» **Data extract**:
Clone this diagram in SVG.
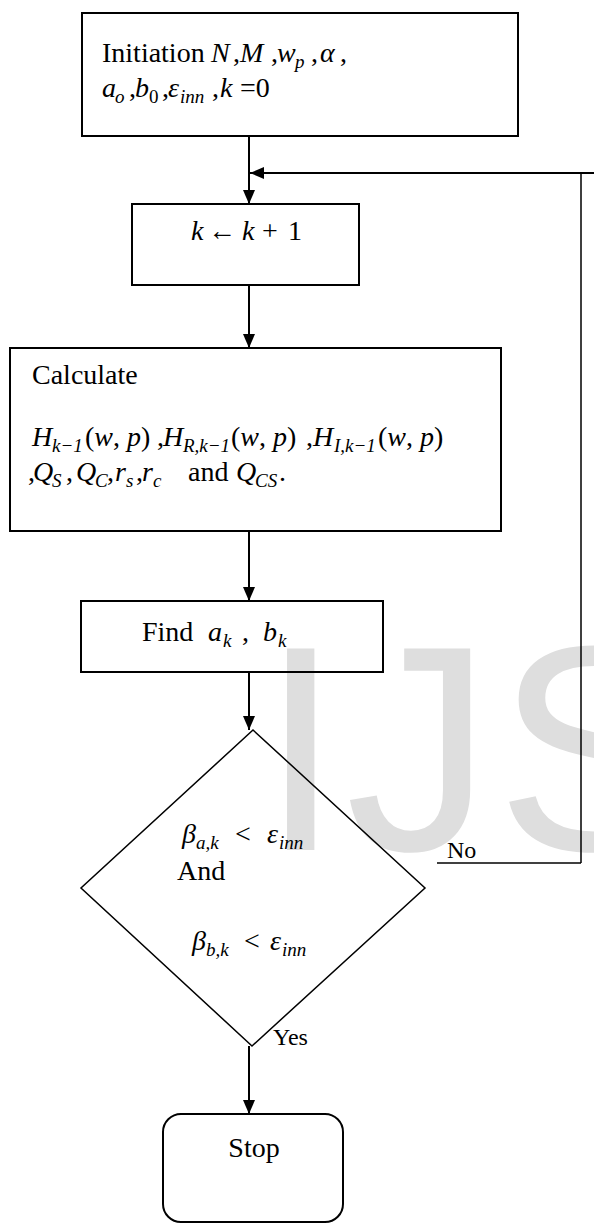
<svg xmlns="http://www.w3.org/2000/svg" width="594" height="1224" viewBox="0 0 594 1224">
<defs>
<style>
.t{font-family:"Liberation Serif",serif;font-size:28px;fill:#000}
.m{font-style:italic}
.s{font-size:19px}
.lbl{font-family:"Liberation Serif",serif;font-size:24px;fill:#000}
.box{fill:none;stroke:#000;stroke-width:2}
.ln{fill:none;stroke:#000;stroke-width:2}
.thin{fill:none;stroke:#000;stroke-width:1.5}
.wm{font-family:"Liberation Sans",sans-serif;font-size:293px;fill:#dedede}
</style>
<marker id="ah" viewBox="0 0 14 12" refX="14" refY="6" markerWidth="14" markerHeight="12" markerUnits="userSpaceOnUse" orient="auto">
<path d="M0,0 L14,6 L0,12 Z" fill="#000"/>
</marker>
</defs>
<rect width="594" height="1224" fill="#fff"/>
<text class="wm" x="260" y="850" letter-spacing="4">IJS</text>

<g id="connectors">
<line class="ln" x1="249" y1="136" x2="249" y2="204" marker-end="url(#ah)"/>
<polyline class="thin" points="581,863 581,173 594,173"/>
<line class="ln" x1="594" y1="173" x2="250" y2="173" marker-end="url(#ah)"/>
<line class="ln" x1="249" y1="285" x2="249" y2="348" marker-end="url(#ah)"/>
<line class="ln" x1="249" y1="531" x2="249" y2="601" marker-end="url(#ah)"/>
<line class="ln" x1="249" y1="672" x2="249" y2="730" marker-end="url(#ah)"/>
<line class="thin" x1="437" y1="863" x2="581" y2="863"/>
<text class="lbl" x="447" y="858">No</text>
<line class="ln" x1="249" y1="1046" x2="249" y2="1114" marker-end="url(#ah)"/>
<text class="lbl" x="273" y="1045">Yes</text>
</g>

<g id="init">
<rect class="box" x="82" y="13" width="436" height="123"/>
<text class="t" y="62"><tspan x="102">Initiation</tspan><tspan class="m" x="211">N</tspan><tspan x="233">,</tspan><tspan class="m" x="240">M</tspan><tspan x="271">,</tspan><tspan class="m" x="277">w</tspan><tspan class="s m" x="295" y="68">p</tspan><tspan x="311" y="62">,</tspan><tspan class="m" x="320">α</tspan><tspan x="340">,</tspan></text>
<text class="t" y="97"><tspan class="m" x="102">a</tspan><tspan class="s m" x="115" y="103">o</tspan><tspan x="129" y="97">,</tspan><tspan class="m" x="135">b</tspan><tspan class="s" x="149" y="103">0</tspan><tspan x="162" y="97">,</tspan><tspan class="m" x="168">ε</tspan><tspan class="s m" x="180" y="103">inn</tspan><tspan x="212" y="97">,</tspan><tspan class="m" x="220">k</tspan><tspan x="240">=0</tspan></text>
</g>

<g id="increment">
<rect class="box" x="132" y="204" width="227" height="81"/>
<text class="t" y="240"><tspan class="m" x="191">k</tspan><tspan x="208">←</tspan><tspan class="m" x="242">k</tspan><tspan x="262">+</tspan><tspan x="288">1</tspan></text>
</g>

<g id="calculate">
<rect class="box" x="10" y="348" width="491" height="183"/>
<text class="t" x="32" y="384">Calculate</text>
<text class="t" y="446"><tspan class="m" x="32">H</tspan><tspan class="s m" x="52" y="452">k−1</tspan><tspan x="85" y="446">(<tspan class="m">w</tspan>, <tspan class="m">p</tspan>)</tspan><tspan x="157">,</tspan><tspan class="m" x="163">H</tspan><tspan class="s m" x="183" y="452">R,k−1</tspan><tspan x="231" y="446">(<tspan class="m">w</tspan>, <tspan class="m">p</tspan>)</tspan><tspan x="306">,</tspan><tspan class="m" x="313">H</tspan><tspan class="s m" x="334" y="452">I,k−1</tspan><tspan x="378" y="446">(<tspan class="m">w</tspan>, <tspan class="m">p</tspan>)</tspan></text>
<text class="t" y="481"><tspan x="28">,</tspan><tspan class="m" x="33">Q</tspan><tspan class="s m" x="52" y="487">S</tspan><tspan x="66" y="481">,</tspan><tspan class="m" x="76">Q</tspan><tspan class="s m" x="95" y="487">C</tspan><tspan x="107" y="481">,</tspan><tspan class="m" x="115">r</tspan><tspan class="s m" x="126" y="487">s</tspan><tspan x="136" y="481">,</tspan><tspan class="m" x="142">r</tspan><tspan class="s m" x="153" y="487">c</tspan><tspan x="188" y="481">and</tspan><tspan class="m" x="236">Q</tspan><tspan class="s m" x="255" y="487">CS</tspan><tspan x="279" y="481">.</tspan></text>
</g>

<g id="find">
<rect class="box" x="81" y="601" width="302" height="71"/>
<text class="t" y="641"><tspan x="142">Find</tspan><tspan class="m" x="208">a</tspan><tspan class="s m" x="223" y="647">k</tspan><tspan x="242" y="641">,</tspan><tspan class="m" x="263">b</tspan><tspan class="s m" x="278" y="647">k</tspan></text>
</g>

<g id="decision">
<polygon class="thin" points="253,730 425,888 252,1046 81,888"/>
<text class="t" y="843"><tspan class="m" x="182">β</tspan><tspan class="s m" x="196" y="849">a,k</tspan><tspan x="235" y="843">&lt;</tspan><tspan class="m" x="267">ε</tspan><tspan class="s m" x="279" y="849">inn</tspan></text>
<text class="t" x="177" y="880">And</text>
<text class="t" y="950"><tspan class="m" x="192">β</tspan><tspan class="s m" x="206" y="956">b,k</tspan><tspan x="244" y="950">&lt;</tspan><tspan class="m" x="270">ε</tspan><tspan class="s m" x="282" y="956">inn</tspan></text>
</g>

<g id="stop">
<rect class="box" x="163" y="1114" width="180" height="108" rx="18"/>
<text class="t" x="254" y="1157" text-anchor="middle">Stop</text>
</g>
</svg>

» **Given exercise**: All the lines above are to be reproduced exactly, except the pictures.

» **Task answer**:
Clone this diagram in SVG.
<svg xmlns="http://www.w3.org/2000/svg" width="594" height="1224" viewBox="0 0 594 1224">
<defs>
<style>
.t{font-family:"Liberation Serif",serif;font-size:28px;fill:#000}
.m{font-style:italic}
.s{font-size:19px}
.lbl{font-family:"Liberation Serif",serif;font-size:24px;fill:#000}
.box{fill:none;stroke:#000;stroke-width:2}
.ln{fill:none;stroke:#000;stroke-width:2}
.thin{fill:none;stroke:#000;stroke-width:1.5}
.wm{font-family:"Liberation Sans",sans-serif;font-size:293px;fill:#dedede}
</style>
<marker id="ah" viewBox="0 0 14 12" refX="14" refY="6" markerWidth="14" markerHeight="12" markerUnits="userSpaceOnUse" orient="auto">
<path d="M0,0 L14,6 L0,12 Z" fill="#000"/>
</marker>
</defs>
<rect width="594" height="1224" fill="#fff"/>
<text class="wm" x="260" y="850" letter-spacing="4">IJS</text>

<g id="connectors">
<line class="ln" x1="249" y1="136" x2="249" y2="204" marker-end="url(#ah)"/>
<polyline class="thin" points="581,863 581,173 594,173"/>
<line class="ln" x1="594" y1="173" x2="250" y2="173" marker-end="url(#ah)"/>
<line class="ln" x1="249" y1="285" x2="249" y2="348" marker-end="url(#ah)"/>
<line class="ln" x1="249" y1="531" x2="249" y2="601" marker-end="url(#ah)"/>
<line class="ln" x1="249" y1="672" x2="249" y2="730" marker-end="url(#ah)"/>
<line class="thin" x1="437" y1="863" x2="581" y2="863"/>
<text class="lbl" x="447" y="858">No</text>
<line class="ln" x1="249" y1="1046" x2="249" y2="1114" marker-end="url(#ah)"/>
<text class="lbl" x="273" y="1045">Yes</text>
</g>

<g id="init">
<rect class="box" x="82" y="13" width="436" height="123"/>
<text class="t" y="62"><tspan x="102">Initiation</tspan><tspan class="m" x="211">N</tspan><tspan x="233">,</tspan><tspan class="m" x="240">M</tspan><tspan x="271">,</tspan><tspan class="m" x="277">w</tspan><tspan class="s m" x="295" y="68">p</tspan><tspan x="311" y="62">,</tspan><tspan class="m" x="320">α</tspan><tspan x="340">,</tspan></text>
<text class="t" y="97"><tspan class="m" x="102">a</tspan><tspan class="s m" x="115" y="103">o</tspan><tspan x="129" y="97">,</tspan><tspan class="m" x="135">b</tspan><tspan class="s" x="149" y="103">0</tspan><tspan x="162" y="97">,</tspan><tspan class="m" x="168">ε</tspan><tspan class="s m" x="180" y="103">inn</tspan><tspan x="212" y="97">,</tspan><tspan class="m" x="220">k</tspan><tspan x="240">=0</tspan></text>
</g>

<g id="increment">
<rect class="box" x="132" y="204" width="227" height="81"/>
<text class="t" y="240"><tspan class="m" x="191">k</tspan><tspan x="208">←</tspan><tspan class="m" x="242">k</tspan><tspan x="262">+</tspan><tspan x="288">1</tspan></text>
</g>

<g id="calculate">
<rect class="box" x="10" y="348" width="491" height="183"/>
<text class="t" x="32" y="384">Calculate</text>
<text class="t" y="446"><tspan class="m" x="32">H</tspan><tspan class="s m" x="52" y="452">k−1</tspan><tspan x="85" y="446">(<tspan class="m">w</tspan>, <tspan class="m">p</tspan>)</tspan><tspan x="157">,</tspan><tspan class="m" x="163">H</tspan><tspan class="s m" x="183" y="452">R,k−1</tspan><tspan x="231" y="446">(<tspan class="m">w</tspan>, <tspan class="m">p</tspan>)</tspan><tspan x="306">,</tspan><tspan class="m" x="313">H</tspan><tspan class="s m" x="334" y="452">I,k−1</tspan><tspan x="378" y="446">(<tspan class="m">w</tspan>, <tspan class="m">p</tspan>)</tspan></text>
<text class="t" y="481"><tspan x="28">,</tspan><tspan class="m" x="33">Q</tspan><tspan class="s m" x="52" y="487">S</tspan><tspan x="66" y="481">,</tspan><tspan class="m" x="76">Q</tspan><tspan class="s m" x="95" y="487">C</tspan><tspan x="107" y="481">,</tspan><tspan class="m" x="115">r</tspan><tspan class="s m" x="126" y="487">s</tspan><tspan x="136" y="481">,</tspan><tspan class="m" x="142">r</tspan><tspan class="s m" x="153" y="487">c</tspan><tspan x="188" y="481">and</tspan><tspan class="m" x="236">Q</tspan><tspan class="s m" x="255" y="487">CS</tspan><tspan x="279" y="481">.</tspan></text>
</g>

<g id="find">
<rect class="box" x="81" y="601" width="302" height="71"/>
<text class="t" y="641"><tspan x="142">Find</tspan><tspan class="m" x="208">a</tspan><tspan class="s m" x="223" y="647">k</tspan><tspan x="242" y="641">,</tspan><tspan class="m" x="263">b</tspan><tspan class="s m" x="278" y="647">k</tspan></text>
</g>

<g id="decision">
<polygon class="thin" points="253,730 425,888 252,1046 81,888"/>
<text class="t" y="843"><tspan class="m" x="182">β</tspan><tspan class="s m" x="196" y="849">a,k</tspan><tspan x="235" y="843">&lt;</tspan><tspan class="m" x="267">ε</tspan><tspan class="s m" x="279" y="849">inn</tspan></text>
<text class="t" x="177" y="880">And</text>
<text class="t" y="950"><tspan class="m" x="192">β</tspan><tspan class="s m" x="206" y="956">b,k</tspan><tspan x="244" y="950">&lt;</tspan><tspan class="m" x="270">ε</tspan><tspan class="s m" x="282" y="956">inn</tspan></text>
</g>

<g id="stop">
<rect class="box" x="163" y="1114" width="180" height="108" rx="18"/>
<text class="t" x="254" y="1157" text-anchor="middle">Stop</text>
</g>
</svg>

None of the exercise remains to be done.